Political Parties are Supposed to be Gatekeepers of Sanity. Republicans no longer Are.
I’m old enough to remember conservative icon William F. Buckley. Apparently, I’m apparently also old enough to use products like “Doan’s Pills” and “Ensure Vitality Booster”, on account of my vitality being unboosted. But that’s the subject of another article.
Buckley was the founder and chief editor of National Review, the leading conservative publication in the nation from the late fifties through at least the Reagan administration. He was also the host of the PBS conservative talk show called “Firing Line”, which I used to watch.
Some have said that it was odd for a teenager to watch a show like that, and intimated the only reason I did is because I couldn’t get a prom date. But that’s abjectly false! I watched Firing Line because we only got 4 channels on our TV back then, and it was either Firing Line or watching Merv Griffin interview Za Za Gabor for the millionth time. Plus…I couldn’t get a prom date.

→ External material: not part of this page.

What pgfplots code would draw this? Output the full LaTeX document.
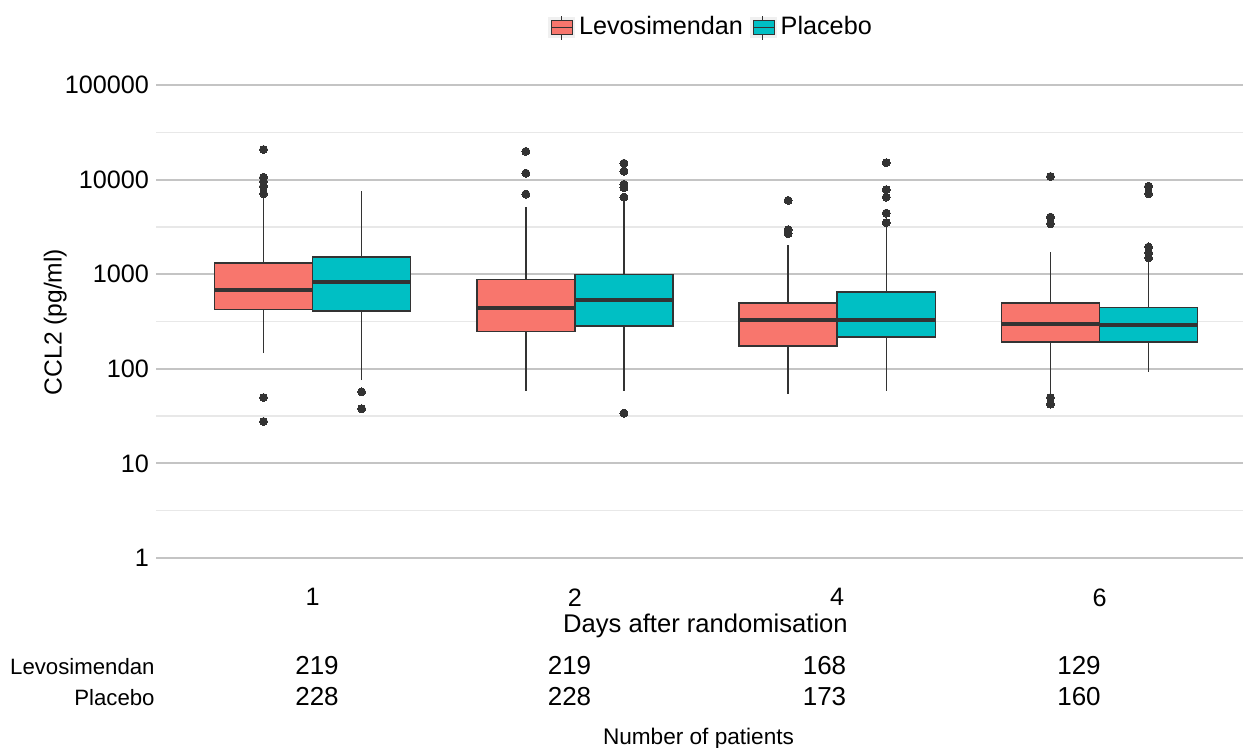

Buckley, who for some reason hosted his show while reclining so far back in his chair as to be virtually vertical, was a staunch conservative. He supported loyalty oaths as a condition for employment, prayer in school, the death penalty, highly regressive tax policies. He opposed Medicare, Social Security and racial integration. He also aggressively supported and cared deeply about the Republican party. Nobody considered Buckley a squish, or a RINO (although that term had not yet come into fashion as describing insufficiently extreme Republicans, and was mostly confined to it’s traditional meanings; i.e. a large, armor-plated mammal or a type of plasty one gets on one’s nose).
As far to the right as Buckley was, he did have something that the modern Republican Party does not have; limits. In the early 60s, an extremist fringe, right-wing group known as the John Birch Society was gaining prominence in certain circles. They took traditional conservative positions and then goosed them with a healthy smattering of crazy conspiracy theories. For example, they believed President Eisenhower was a Communist. In fact they believed everyone was a Communist. As we’ve established, I didn’t have a prom date, but if I did, the John Birch Society would have thought she was a Communist.